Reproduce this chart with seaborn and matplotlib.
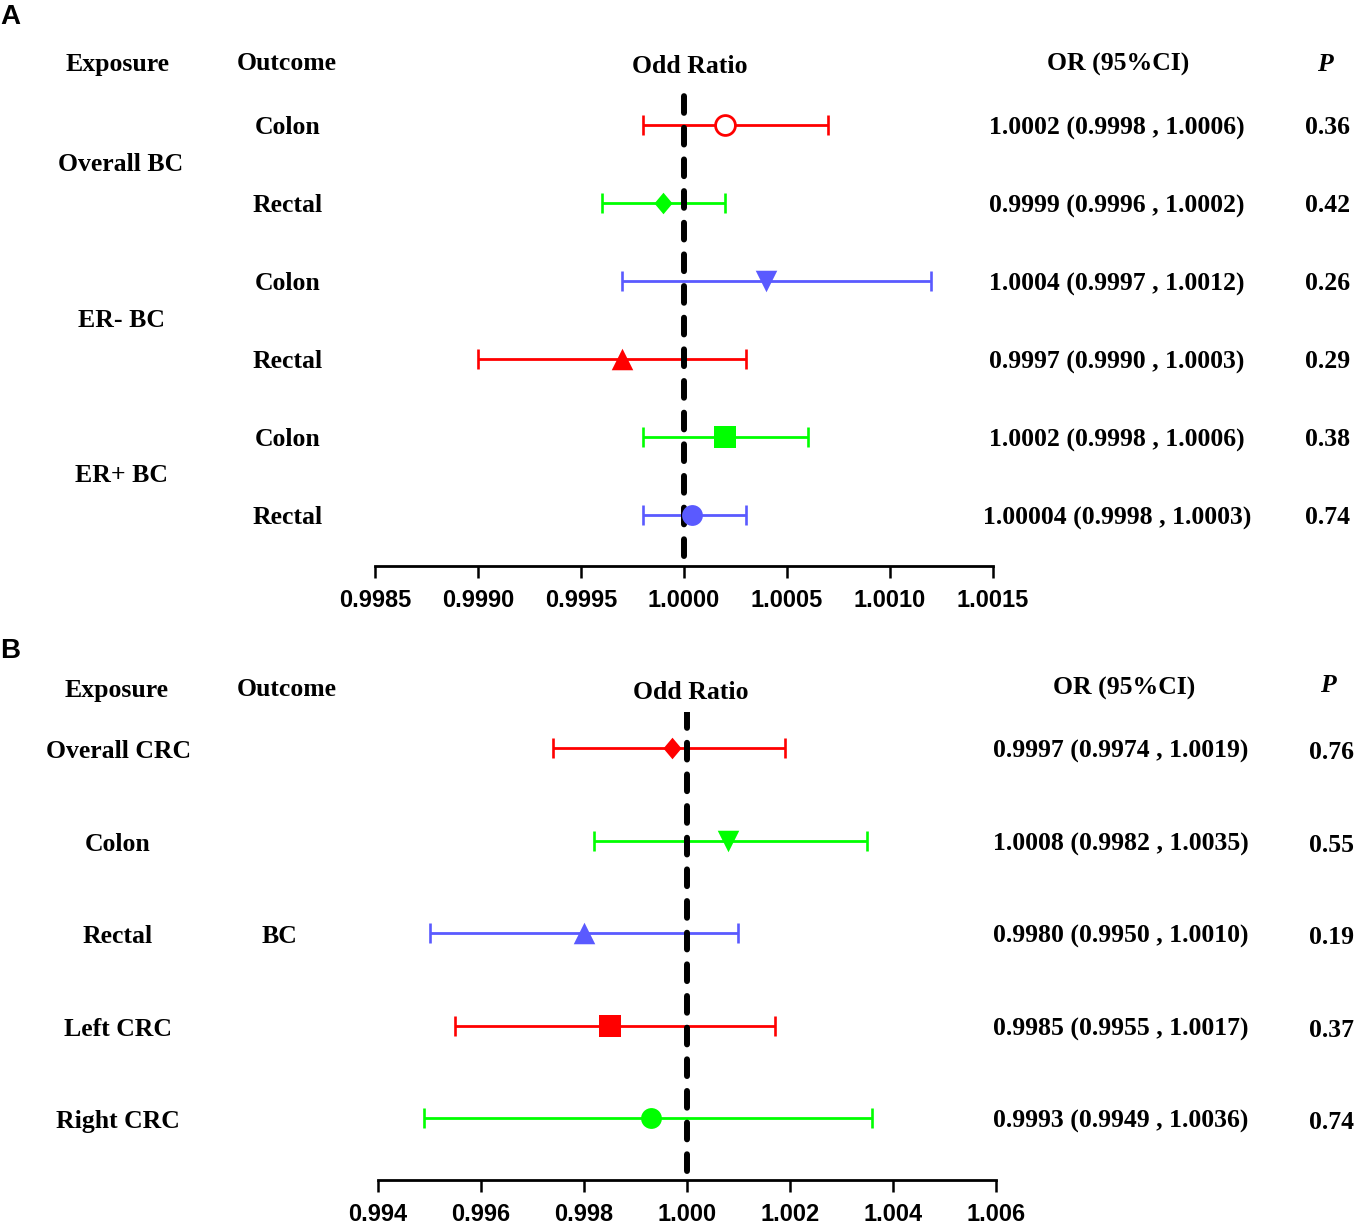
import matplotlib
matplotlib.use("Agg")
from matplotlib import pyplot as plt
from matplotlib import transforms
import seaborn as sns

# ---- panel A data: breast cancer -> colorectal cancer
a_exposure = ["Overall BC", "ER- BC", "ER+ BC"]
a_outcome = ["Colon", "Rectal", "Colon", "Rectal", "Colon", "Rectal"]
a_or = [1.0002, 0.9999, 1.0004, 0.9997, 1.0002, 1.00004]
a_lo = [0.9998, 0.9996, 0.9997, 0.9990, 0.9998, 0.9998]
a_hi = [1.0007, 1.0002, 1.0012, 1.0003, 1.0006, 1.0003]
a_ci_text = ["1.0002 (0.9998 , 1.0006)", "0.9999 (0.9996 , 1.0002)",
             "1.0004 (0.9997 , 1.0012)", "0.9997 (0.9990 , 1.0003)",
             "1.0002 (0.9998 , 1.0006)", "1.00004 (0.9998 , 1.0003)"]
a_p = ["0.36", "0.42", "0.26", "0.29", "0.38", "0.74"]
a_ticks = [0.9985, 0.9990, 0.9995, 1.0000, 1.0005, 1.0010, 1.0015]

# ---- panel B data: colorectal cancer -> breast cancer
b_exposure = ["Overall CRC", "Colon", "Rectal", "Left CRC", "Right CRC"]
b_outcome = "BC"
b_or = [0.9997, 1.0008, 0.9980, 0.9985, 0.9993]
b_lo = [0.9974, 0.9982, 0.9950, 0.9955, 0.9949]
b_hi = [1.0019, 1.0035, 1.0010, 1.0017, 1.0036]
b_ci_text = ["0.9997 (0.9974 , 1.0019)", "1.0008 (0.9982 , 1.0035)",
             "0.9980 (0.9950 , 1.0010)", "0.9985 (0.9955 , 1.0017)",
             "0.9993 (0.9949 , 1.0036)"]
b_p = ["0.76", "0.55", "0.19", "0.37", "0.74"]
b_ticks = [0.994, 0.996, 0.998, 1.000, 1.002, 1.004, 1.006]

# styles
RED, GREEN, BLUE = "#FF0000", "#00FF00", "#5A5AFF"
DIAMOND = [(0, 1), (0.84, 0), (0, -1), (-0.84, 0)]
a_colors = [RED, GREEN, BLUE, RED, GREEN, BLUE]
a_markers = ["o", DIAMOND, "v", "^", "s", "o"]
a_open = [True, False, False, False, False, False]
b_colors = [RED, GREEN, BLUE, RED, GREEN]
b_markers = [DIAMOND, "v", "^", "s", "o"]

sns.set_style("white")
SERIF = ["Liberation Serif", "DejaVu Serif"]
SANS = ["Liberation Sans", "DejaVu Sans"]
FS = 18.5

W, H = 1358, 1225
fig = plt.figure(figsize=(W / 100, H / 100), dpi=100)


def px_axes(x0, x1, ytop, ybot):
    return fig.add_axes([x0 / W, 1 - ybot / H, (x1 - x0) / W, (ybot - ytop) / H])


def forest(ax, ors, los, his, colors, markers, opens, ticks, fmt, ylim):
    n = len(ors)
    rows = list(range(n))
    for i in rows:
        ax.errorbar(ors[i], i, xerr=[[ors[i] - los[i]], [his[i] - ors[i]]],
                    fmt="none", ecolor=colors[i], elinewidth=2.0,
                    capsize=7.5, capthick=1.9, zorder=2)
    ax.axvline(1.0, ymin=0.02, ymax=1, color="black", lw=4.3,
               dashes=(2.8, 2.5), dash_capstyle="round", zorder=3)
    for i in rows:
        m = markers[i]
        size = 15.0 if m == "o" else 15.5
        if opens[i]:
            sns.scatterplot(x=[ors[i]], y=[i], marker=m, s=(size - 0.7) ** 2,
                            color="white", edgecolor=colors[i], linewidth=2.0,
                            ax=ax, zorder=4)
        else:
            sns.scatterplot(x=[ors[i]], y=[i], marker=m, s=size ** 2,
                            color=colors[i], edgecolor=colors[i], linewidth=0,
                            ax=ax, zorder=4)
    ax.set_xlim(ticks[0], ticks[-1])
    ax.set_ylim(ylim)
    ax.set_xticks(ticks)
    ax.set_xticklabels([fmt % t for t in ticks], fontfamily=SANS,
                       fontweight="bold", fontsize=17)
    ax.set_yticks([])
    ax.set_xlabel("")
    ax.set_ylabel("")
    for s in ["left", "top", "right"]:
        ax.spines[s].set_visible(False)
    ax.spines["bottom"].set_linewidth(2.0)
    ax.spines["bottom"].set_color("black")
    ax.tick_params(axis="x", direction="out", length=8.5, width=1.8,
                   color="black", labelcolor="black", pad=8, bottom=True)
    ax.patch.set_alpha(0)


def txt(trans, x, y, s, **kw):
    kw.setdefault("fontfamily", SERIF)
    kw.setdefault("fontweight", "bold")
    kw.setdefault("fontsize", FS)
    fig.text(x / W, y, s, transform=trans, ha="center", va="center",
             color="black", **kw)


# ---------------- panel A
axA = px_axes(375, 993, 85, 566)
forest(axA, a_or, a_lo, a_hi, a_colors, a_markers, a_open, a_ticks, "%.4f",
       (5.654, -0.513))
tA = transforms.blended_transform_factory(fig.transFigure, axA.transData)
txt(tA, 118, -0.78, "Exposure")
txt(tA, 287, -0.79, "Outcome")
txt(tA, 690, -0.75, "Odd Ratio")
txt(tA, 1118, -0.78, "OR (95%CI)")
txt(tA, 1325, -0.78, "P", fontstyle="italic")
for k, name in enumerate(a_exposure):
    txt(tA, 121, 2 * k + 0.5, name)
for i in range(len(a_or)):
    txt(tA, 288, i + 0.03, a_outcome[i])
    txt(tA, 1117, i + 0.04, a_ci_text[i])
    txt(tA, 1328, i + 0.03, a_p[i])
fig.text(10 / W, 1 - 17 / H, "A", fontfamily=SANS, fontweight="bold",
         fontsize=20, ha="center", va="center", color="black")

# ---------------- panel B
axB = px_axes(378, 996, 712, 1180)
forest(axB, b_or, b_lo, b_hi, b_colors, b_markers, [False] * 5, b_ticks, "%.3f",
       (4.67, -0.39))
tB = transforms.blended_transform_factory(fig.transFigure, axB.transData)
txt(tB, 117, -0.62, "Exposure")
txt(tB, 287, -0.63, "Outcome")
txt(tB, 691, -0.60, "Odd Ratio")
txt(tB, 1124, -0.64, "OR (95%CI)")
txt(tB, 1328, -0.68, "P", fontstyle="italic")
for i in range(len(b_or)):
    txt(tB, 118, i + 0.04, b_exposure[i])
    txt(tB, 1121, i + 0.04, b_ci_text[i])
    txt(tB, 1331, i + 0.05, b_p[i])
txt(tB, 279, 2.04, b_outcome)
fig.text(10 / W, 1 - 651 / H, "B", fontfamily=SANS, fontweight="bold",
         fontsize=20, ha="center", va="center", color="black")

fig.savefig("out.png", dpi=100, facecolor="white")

———

Restate each line from the start of the listing through the line bearing "import seaborn as sns" word for word. Drop the pictures.

— WRITTEN SOLUTION —
Reproduce this chart with seaborn and matplotlib.
import matplotlib
matplotlib.use("Agg")
from matplotlib import pyplot as plt
from matplotlib import transforms
import seaborn as sns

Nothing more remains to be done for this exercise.